Reaching a 10 billion euro impact target is not a matter of writing larger cheques. It requires the underlying funds APG backs to source, structure and measure investments that deliver both a financial return and a defined, verifiable impact. That is why APG is engaging directly with its GPs rather than simply allocating and hoping the impact follows. The fund managers are the ones doing the deals, and they are the ones who must be able to identify qualifying investments and report on outcomes in a way that stands up to scrutiny.
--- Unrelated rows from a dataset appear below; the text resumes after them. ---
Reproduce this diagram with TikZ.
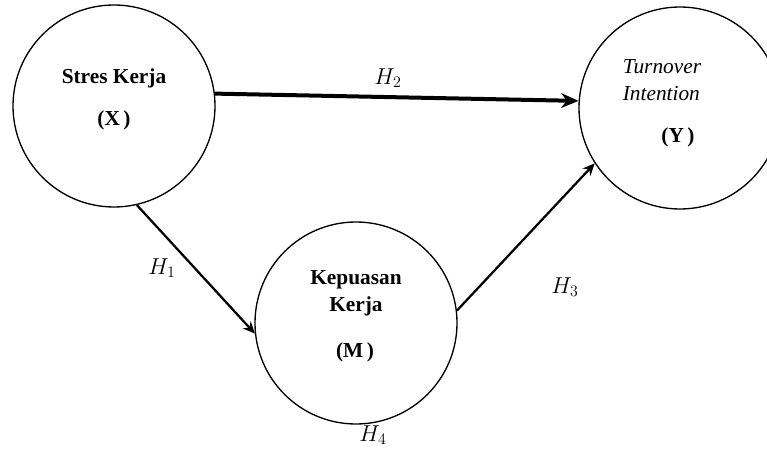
\documentclass[tikz,border=0pt]{standalone}
\usepackage{fontspec}
\setmainfont{Liberation Serif}
\usetikzlibrary{arrows.meta, positioning}

\begin{document}
\begin{tikzpicture}[
  x=0.75pt, y=-0.75pt,
  construct/.style={
    circle, draw, line width=1pt, minimum size=151.5pt, inner sep=0pt,
  },
  vartext/.style={font=\fontsize{16}{20}\selectfont, inner sep=0pt},
  hyp/.style={font=\fontsize{17.5}{20}\selectfont, inner sep=0pt},
  link/.style={line width=1.7pt, -{Stealth[length=9pt, width=8pt]}},
]
  \useasboundingbox (0,0) rectangle (767,452);

  \node[construct] (x) at (114,106) {};
  \node[construct] (y) at (680,108) {};
  \node[construct] (m) at (356,323) {};

  \node[vartext] (xname) at (114,78) {\textbf{Stres Kerja}};
  \node[vartext] (xcode) at (114,120) {\textbf{(X\,)}};
  \node[vartext, align=left] (yname) at (662,80)
    {\textit{Turnover}\\\textit{Intention}};
  \node[vartext] (ycode) at (678,137) {\textbf{(Y\,)}};
  \node[vartext, align=center] (mname) at (356,293)
    {\textbf{Kepuasan}\\\textbf{Kerja}};
  \node[vartext] (mcode) at (355,352) {\textbf{(M\,)}};

  % Paths between the variables
  \draw[link, line width=3pt, -{Stealth[length=13pt, width=11pt]}] (x.7) -- (y.176);
  \draw[link] (x.-77) -- (m.186);
  \draw[link] (m.7) -- (y.213);

  \node[hyp] (h2) at (388,78) {$H_2$};
  \node[hyp] (h1) at (162,268) {$H_1$};
  \node[hyp] (h3) at (565,287) {$H_3$};
  \node[hyp] (h4) at (373,435) {$H_4$};
\end{tikzpicture}
\end{document}
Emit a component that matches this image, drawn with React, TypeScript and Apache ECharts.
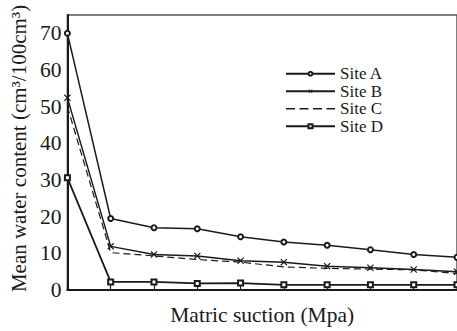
import React, { useEffect, useRef } from "react";
import * as echarts from "echarts";

const categories = ["1", "2", "3", "4", "5", "6", "7", "8", "9", "10"];
const siteA = [70, 19.5, 17.0, 16.7, 14.5, 13.1, 12.2, 11.0, 9.7, 8.9];
const siteB = [52.4, 11.9, 9.7, 9.3, 8.0, 7.6, 6.5, 6.1, 5.6, 5.0];
const siteC = [50, 10.2, 9.3, 8.3, 7.6, 6.3, 5.9, 5.7, 5.5, 4.5];
const siteD = [30.6, 2.2, 2.2, 1.8, 1.9, 1.4, 1.4, 1.4, 1.4, 1.4];
const yTicks = [0, 10, 20, 30, 40, 50, 60, 70];

const FONT = "Liberation Serif";
const INK = "#1a1a1a";
const X_SYMBOL = "path://M0,1.2 L1.2,0 L5,3.8 L8.8,0 L10,1.2 L6.2,5 L10,8.8 L8.8,10 L5,6.2 L1.2,10 L0,8.8 L3.8,5 Z";
const DASH_ICON = "path://M0,0h9v1.6h-9z M13.5,0h9v1.6h-9z M27,0h9v1.6h-9z M40.5,0h8.5v1.6h-8.5z";

export default function App() {
  const ref = useRef<HTMLDivElement>(null);
  useEffect(() => {
    if (!ref.current) return;
    const chart = echarts.init(ref.current, undefined, { renderer: "svg" });
    const base = {
      type: "line" as const,
      color: INK,
      showSymbol: true,
      z: 3,
    };
    chart.setOption({
      animation: false,
      backgroundColor: "#ffffff",
      textStyle: { fontFamily: FONT },
      grid: { left: 67, top: 15, width: 394, height: 283, show: true, borderColor: "#555", borderWidth: 1.5 },
      legend: {
        orient: "vertical",
        left: 285,
        top: 65,
        padding: 0,
        itemWidth: 49,
        itemHeight: 5,
        itemGap: 0,
        textStyle: { fontFamily: FONT, fontSize: 17, color: INK, lineHeight: 17.5 },
        data: [
          { name: "Site A" },
          { name: "Site B" },
          { name: "Site C", icon: DASH_ICON, itemStyle: { color: INK } },
          { name: "Site D" },
        ],
      },
      xAxis: {
        type: "category",
        data: categories,
        boundaryGap: false,
        name: "Matric suction (Mpa)",
        nameLocation: "middle",
        nameGap: 14,
        nameTextStyle: { fontFamily: FONT, fontSize: 21.5, color: INK },
        axisLine: { lineStyle: { color: INK, width: 2 } },
        axisTick: { inside: true, length: 5, lineStyle: { color: INK, width: 1.2 } },
        axisLabel: { show: false },
        splitLine: { show: false },
      },
      yAxis: {
        type: "value",
        min: 0,
        max: 75,
        interval: 10,
        name: "Mean water content (cm³/100cm³)",
        nameLocation: "middle",
        nameGap: 38,
        nameTextStyle: { fontFamily: FONT, fontSize: 21, color: INK, padding: [0, 0, 0, 8] },
        axisLine: { show: true, lineStyle: { color: INK, width: 2 } },
        axisTick: { inside: true, length: 4, lineStyle: { color: INK, width: 1.2 } },
        axisLabel: {
          fontFamily: FONT,
          fontSize: 21.5,
          color: INK,
          margin: 6,
          formatter: (v: number) => (yTicks.includes(v) ? String(v) : ""),
        },
        splitLine: { show: false },
      },
      series: [
        {
          ...base,
          name: "Site A",
          data: siteA,
          symbol: "emptyCircle",
          symbolSize: 5,
          lineStyle: { color: INK, width: 1.5 },
          itemStyle: { color: INK, borderColor: INK, borderWidth: 1.2 },
        },
        {
          ...base,
          name: "Site B",
          data: siteB,
          symbol: X_SYMBOL,
          symbolSize: 7,
          lineStyle: { color: INK, width: 1.5 },
          itemStyle: { color: INK, borderWidth: 0 },
        },
        {
          ...base,
          name: "Site C",
          data: siteC,
          symbol: "none",
          lineStyle: { color: INK, width: 1.2, type: [7, 4] },
          itemStyle: { color: INK },
        },
        {
          ...base,
          name: "Site D",
          data: siteD,
          symbol: "emptyRect",
          symbolSize: 5,
          lineStyle: { color: INK, width: 1.8 },
          itemStyle: { color: INK, borderColor: INK, borderWidth: 1.3 },
        },
      ],
    });
    return () => chart.dispose();
  }, []);
  return (
    <div
      ref={ref}
      style={{ position: "absolute", left: 0, top: 0, width: 457, height: 331, background: "#fff", overflow: "hidden" }}
    />
  );
}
Partnership, not just allocation

The collaborative approach reflects a maturing of impact investing at scale. In its early years, impact often meant exclusion lists and good intentions. For an institution targeting 10 billion euros, that is not enough. APG needs GPs who can build genuine impact pipelines, apply consistent measurement frameworks, and produce data that lets the pension show its own beneficiaries and regulators that the capital is doing what it claims. Getting there means working alongside managers on standards and reporting, not handing over money and stepping back.

That working relationship cuts both ways. APG brings scale, patience and a clear mandate; the GPs bring deal flow and on-the-ground execution. By aligning on what counts as impact and how it is measured before the capital is deployed, both sides reduce the risk of the gap that has dogged the field, where impact is claimed but not credibly demonstrated. For a pension fund answerable to a large and watchful membership, that credibility is not optional.

Why measurement is the hard part

The central challenge in impact at this scale is measurement. It is straightforward to allocate capital to funds that say they invest for impact. It is far harder to prove that the investments delivered specific, additional outcomes rather than financial returns with an impact label attached. APG's emphasis on working with GPs on measurement and reporting is an acknowledgement that the integrity of a 10 billion euro target rests entirely on whether the impact can be shown, not just asserted.

This is where many large allocators stumble. The temptation is to count anything plausibly positive toward the target, which inflates the number and erodes trust. The more disciplined path, the one APG is signalling, is to set clear criteria, hold GPs to them, and accept a slower march to the target in exchange for impact that is real and defensible. A smaller number that holds up is worth more than a large one that does not.

What it means for capital

APG's approach carries lessons for the wider allocator community. First, hitting a large impact target depends on the capabilities of the GPs in the portfolio, so manager selection and engagement matter as much as the allocation itself. Second, measurement and reporting are the binding constraint; the institutions that solve them will be the ones whose impact claims survive scrutiny. Third, treating GPs as partners in building the impact framework, rather than as recipients of a mandate, is becoming the model for doing this credibly at scale.

For fund managers, the signal is clear. The largest LPs are no longer satisfied with an impact narrative; they want a measurable, reportable practice, and they are willing to work with managers who can build one. For other allocators watching APG, the 10 billion euro target is less notable for its size than for the discipline behind it. The pension is treating impact as an operational commitment with standards and evidence, not a marketing line, and that is the version of impact investing most likely to last.